Position: Data Scientist, Diagnostics
Location: Boston, MA (On-site)
Department: R&D
Employment Type: Full-time
To Apply: Email CV/resume to contact@cellensinc.com
CELLENS OVERVIEW
Cellens is a venture-backed oncology diagnostics company developing a first-in-class platform for minimal residual disease (MRD) detection, beginning with one of the most recurrent cancers: bladder cancer. Our technology leverages proprietary, patented AI-driven computational models that analyze biophysical properties of cells measured through atomic force microscopy (AFM) and other advanced microscopy techniques. Our mission is to transform how cancer recurrence is detected and monitored—moving beyond genomic and proteomic markers to identify recurrence through fundamental cellular biophysical differences. By capturing subtle mechanical and structural changes associated with malignancy, we aim to provide clinicians with a powerful approach to disease surveillance.
We are seeking a Data Scientist with strong expertise in feature extraction, data cleaning, and pipeline optimization to advance our next-generation diagnostics platform. You will play a critical role in refining our software tools and developing robust quality-control (QC) pipelines to ensure reproducibility, consistency, and reliability of all datasets used for downstream machine learning and clinical applications.
RESPONSIBILITIES OVERVIEW
Feature Extraction & Data Processing
- Develop and refine data pipelines to convert high-dimensional AFM outputs into clean, reproducible features.
- Extract, validate, and optimize quantitative features (e.g., surface texture, topography, statistical descriptors) from imaging datasets.
- Ensure reproducibility, normalization, and consistency across runs, instruments, protocols, operators, and clinical sites.
- Apply advanced preprocessing techniques (baseline correction, denoising, drift correction) to microscopy data.
Data Quality & Statistical Analysis
- Build and implement QC metrics to identify, flag, and resolve inconsistent or low-quality data.
- Perform statistical validation analyses (e.g., confidence intervals, ICC, Bland–Altman, LoB/LoD) to assess reliability of extracted features.
- Conduct power analyses and help define technical success criteria.
Machine Learning Readiness
- Clean, normalize, and denoise data to prepare ML-ready datasets integrating multi-channel and multi-condition data streams.
- Conduct exploratory data analysis, hypothesis generation, ablations, and error analyses.
- Perform literature scans related to surface topography, biophysical features, stability/importance analysis, and comparative model studies (RF/XGBoost/DL).
- Collaborate closely with ML engineers to align feature extraction workflows with classifier requirements.
- Monitor and improve the efficiency, scalability, and robustness of data pipelines for expanding datasets.
Communication & Cross-functional Collaboration
- Align feature schemas with classifier needs; partner with ML engineers on interfaces, data structures, and data contracts.
- Write clear, reproducible SOPs and documentation.
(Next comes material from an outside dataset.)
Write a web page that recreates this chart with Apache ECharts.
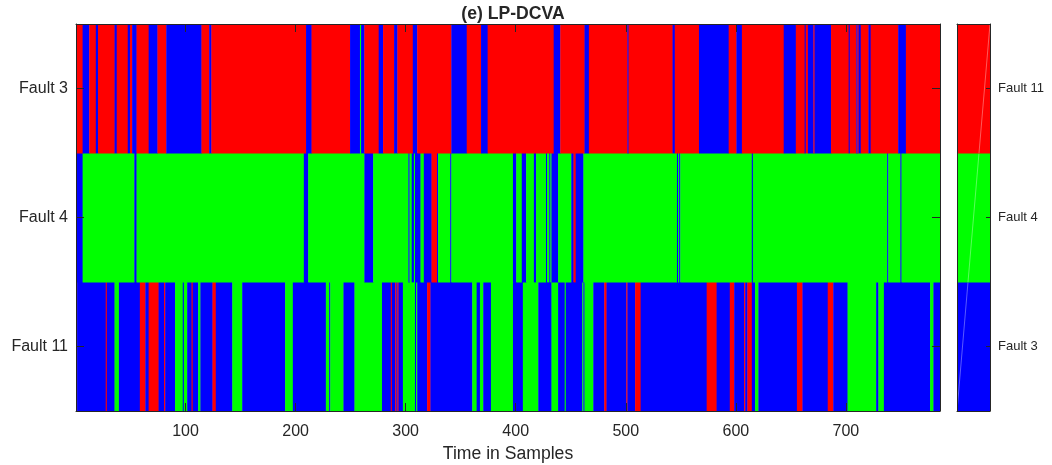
<!DOCTYPE html>
<html>
<head>
<meta charset="utf-8">
<style>
  html, body { margin: 0; padding: 0; background: #ffffff; }
  #chart { width: 1052px; height: 465px; }
</style>
<script src="https://cdn.jsdelivr.net/npm/echarts/dist/echarts.min.js"></script>
</head>
<body>
<div id="chart"></div>
<script>
// ---- data ----
const nSamples = 785;
const rowLabels = ['Fault 11', 'Fault 4', 'Fault 3'];      // y rows, bottom -> top
const classLevels = [3, 4, 11];                             // colorbar levels, bottom -> top
const classLabels = ['Fault 3', 'Fault 4', 'Fault 11'];     // colorbar tick labels
const xTickValues = [100, 200, 300, 400, 500, 600, 700];

// run-length classification per row: [class, last sample of run]
const runsFault3 = [[11,6],[3,12],[11,18],[3,20],[11,35],[3,37],[11,47],[3,49],[11,51],[3,55],[11,66],[3,74],[11,82],[3,114],[11,121],[3,123],[11,209],[3,214],[11,249],[3,258],[4,259],[3,262],[11,275],[3,279],[11,289],[3,292],[11,306],[3,310],[11,341],[3,355],[11,368],[3,374],[11,434],[3,440],[11,462],[3,466],[11,501],[3,502],[11,542],[3,544],[11,566],[3,593],[11,600],[3,605],[11,643],[3,654],[11,662],[3,663],[11,665],[3,670],[11,671],[3,686],[11,702],[3,703],[11,709],[3,710],[11,711],[3,713],[11,720],[3,722],[11,747],[3,754],[11,785]];
const runsFault4 = [[3,6],[4,53],[3,55],[4,207],[3,211],[4,262],[3,270],[4,302],[3,303],[4,305],[3,307],[4,308],[3,313],[4,316],[3,323],[11,328],[3,329],[4,340],[3,341],[4,397],[3,400],[4,405],[3,409],[4,416],[3,418],[4,427],[3,428],[4,430],[3,431],[4,432],[3,438],[4,450],[3,452],[11,454],[3,461],[4,546],[3,547],[4,548],[3,549],[4,614],[3,615],[4,737],[3,738],[4,749],[3,750],[4,785]];
const runsFault11 = [[11,1],[3,27],[11,28],[3,35],[4,39],[3,58],[11,63],[3,66],[11,75],[3,80],[11,81],[3,90],[4,97],[3,98],[4,101],[3,105],[11,106],[3,111],[4,113],[3,124],[11,127],[3,142],[4,151],[3,190],[4,197],[3,227],[4,230],[3,231],[4,243],[3,253],[4,278],[3,286],[11,287],[3,290],[11,291],[3,292],[11,293],[3,297],[4,308],[3,309],[4,310],[3,319],[11,322],[3,360],[4,364],[3,367],[4,370],[3,377],[4,397],[3,406],[4,420],[3,432],[4,438],[3,444],[4,445],[3,460],[4,461],[3,462],[4,470],[3,480],[11,482],[3,500],[11,501],[3,508],[11,513],[3,573],[11,582],[3,594],[11,598],[3,607],[11,608],[3,610],[11,614],[3,617],[4,620],[3,655],[11,660],[3,683],[11,688],[3,701],[4,727],[3,729],[4,734],[3,776],[4,779],[3,785]];

// ---- styles ----
const classColors = { 3: '#0000ff', 4: '#00ff00', 11: '#ff0000' };
const ink = '#262626';
const font = "'Liberation Sans', Arial, Helvetica, sans-serif";

function toCells(runs, row) {
  let start = 1;
  return runs.map(([cls, end]) => {
    const cell = [start, end, row, cls];
    start = end + 1;
    return cell;
  });
}
const cells = [].concat(
  toCells(runsFault11, 0),
  toCells(runsFault4, 1),
  toCells(runsFault3, 2)
);
const levelCells = classLevels.map((lv, i) => [i, lv]);

function renderRun(params, api) {
  const a = api.coord([api.value(0) - 0.5, api.value(2)]);
  const b = api.coord([api.value(1) + 0.5, api.value(2)]);
  const h = api.size([0, 1])[1];
  return {
    type: 'rect',
    shape: { x: a[0], y: a[1] - h / 2, width: b[0] - a[0] + 0.4, height: h + 0.4 },
    style: { fill: classColors[api.value(3)] }
  };
}
function renderLevel(params, api) {
  const i = api.value(0);
  const n = classLevels.length;
  const c = api.coord([0, i]);
  const h = api.size([0, 1])[1];
  const w = api.size([1, 0])[0];
  return {
    type: 'group',
    children: [
      {
        type: 'rect',
        shape: { x: c[0], y: c[1] - h / 2, width: w, height: h + 0.4 },
        style: { fill: classColors[api.value(1)] }
      },
      {
        type: 'line',
        shape: {
          x1: c[0] + w * i / n, y1: c[1] + h / 2,
          x2: c[0] + w * (i + 1) / n, y2: c[1] - h / 2
        },
        style: { stroke: '#ffffff', opacity: 0.35, lineWidth: 1 }
      }
    ]
  };
}

const axisLine = { show: true, onZero: false, lineStyle: { color: ink, width: 1 } };

const chart = echarts.init(document.getElementById('chart'), null, { renderer: 'canvas' });
chart.setOption({
  animation: false,
  backgroundColor: '#ffffff',
  textStyle: { fontFamily: font },
  title: {
    text: '(e) LP-DCVA',
    left: 508, top: 0, textAlign: 'center',
    textStyle: { fontFamily: font, fontSize: 17.6, fontWeight: 'bold', color: ink }
  },
  grid: [
    { left: 76, top: 24, width: 864, height: 387, containLabel: false, outerBoundsMode: 'none' },
    { left: 957, top: 24, width: 33, height: 387, containLabel: false, outerBoundsMode: 'none' }
  ],
  xAxis: [
    {
      gridIndex: 0, type: 'value', position: 'bottom', min: 0.5, max: nSamples + 0.5, z: 10,
      axisLine: axisLine,
      axisTick: { show: true, inside: true, length: 8, customValues: xTickValues, lineStyle: { color: ink } },
      axisLabel: { show: true, customValues: xTickValues, fontSize: 16, color: ink, margin: 13, fontFamily: font },
      splitLine: { show: false },
      name: 'Time in Samples', nameLocation: 'middle', nameGap: 34,
      nameTextStyle: { fontSize: 17.6, color: ink, fontFamily: font }
    },
    {
      gridIndex: 0, type: 'value', position: 'top', min: 0.5, max: nSamples + 0.5, z: 10,
      axisLine: axisLine,
      axisTick: { show: true, inside: true, length: 8, customValues: xTickValues, lineStyle: { color: ink } },
      axisLabel: { show: false },
      splitLine: { show: false }
    },
    {
      gridIndex: 1, type: 'value', position: 'bottom', min: 0, max: 1, z: 10,
      axisLine: axisLine, axisTick: { show: false }, axisLabel: { show: false }, splitLine: { show: false }
    },
    {
      gridIndex: 1, type: 'value', position: 'top', min: 0, max: 1, z: 10,
      axisLine: axisLine, axisTick: { show: false }, axisLabel: { show: false }, splitLine: { show: false }
    }
  ],
  yAxis: [
    {
      gridIndex: 0, type: 'category', position: 'left', data: rowLabels, z: 10,
      axisLine: axisLine,
      axisTick: { show: true, inside: true, length: 8, alignWithLabel: true, interval: 0, lineStyle: { color: ink } },
      axisLabel: { show: true, interval: 0, fontSize: 16, color: ink, margin: 8, fontFamily: font },
      splitLine: { show: false }
    },
    {
      gridIndex: 0, type: 'category', position: 'right', data: rowLabels, z: 10,
      axisLine: axisLine,
      axisTick: { show: true, inside: true, length: 8, alignWithLabel: true, interval: 0, lineStyle: { color: ink } },
      axisLabel: { show: false },
      splitLine: { show: false }
    },
    {
      gridIndex: 1, type: 'category', position: 'left', data: classLabels, z: 10,
      axisLine: axisLine, axisTick: { show: false }, axisLabel: { show: false }, splitLine: { show: false }
    },
    {
      gridIndex: 1, type: 'category', position: 'right', data: classLabels, z: 10,
      axisLine: axisLine,
      axisTick: { show: true, inside: true, length: 4, alignWithLabel: true, interval: 0, lineStyle: { color: ink } },
      axisLabel: { show: true, interval: 0, fontSize: 13, color: ink, margin: 8, fontFamily: font },
      splitLine: { show: false }
    }
  ],
  series: [
    {
      type: 'custom', name: 'classification',
      xAxisIndex: 0, yAxisIndex: 0,
      renderItem: renderRun,
      encode: { x: [0, 1], y: 2 },
      data: cells,
      clip: true,
      silent: true
    },
    {
      type: 'custom', name: 'colorbar',
      xAxisIndex: 2, yAxisIndex: 3,
      renderItem: renderLevel,
      encode: { y: 0 },
      data: levelCells,
      clip: true,
      silent: true
    }
  ]
});
</script>
</body>
</html>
- Present findings to cross-functional teams including R&D, QA/CLIA operations, clinical operations, and external collaborators.
REQUIRED QUALIFICATIONS
- 5+ years in data science or scientific computing (or MS/PhD with equivalent project depth).
- Strong hands-on Python skills (NumPy, Pandas, SciPy) and statistical data analysis experience.
- Demonstrated experience in feature engineering for imaging, time-series, or 3D surface data.
- Proven skills in signal or image preprocessing (denoising, normalization, artifact detection, QC metrics).
- Experience working with scientific, clinical, or diagnostics datasets.
- Excellent communication skills and ability to collaborate across disciplines.
- Demonstrated leadership experience within data science or technical teams.
DESIRED SKILLS
- Experience with multimodal data integration and large-scale computational workflows.
- Background in biological data analysis, biophysics, or clinical diagnostics.
- Familiarity with ML classifiers (Random Forest, XGBoost, SVM).
- Experience with surface texture analysis and ISO-standard feature characterization.
WHAT WE OFFER
- The opportunity to shape a cutting-edge AI-driven biophysical diagnostics platform with broad potential in oncology and beyond.
- Competitive compensation including salary, equity, and comprehensive benefits.
- A collaborative, mission-driven environment focused on improving cancer patient outcomes through innovation.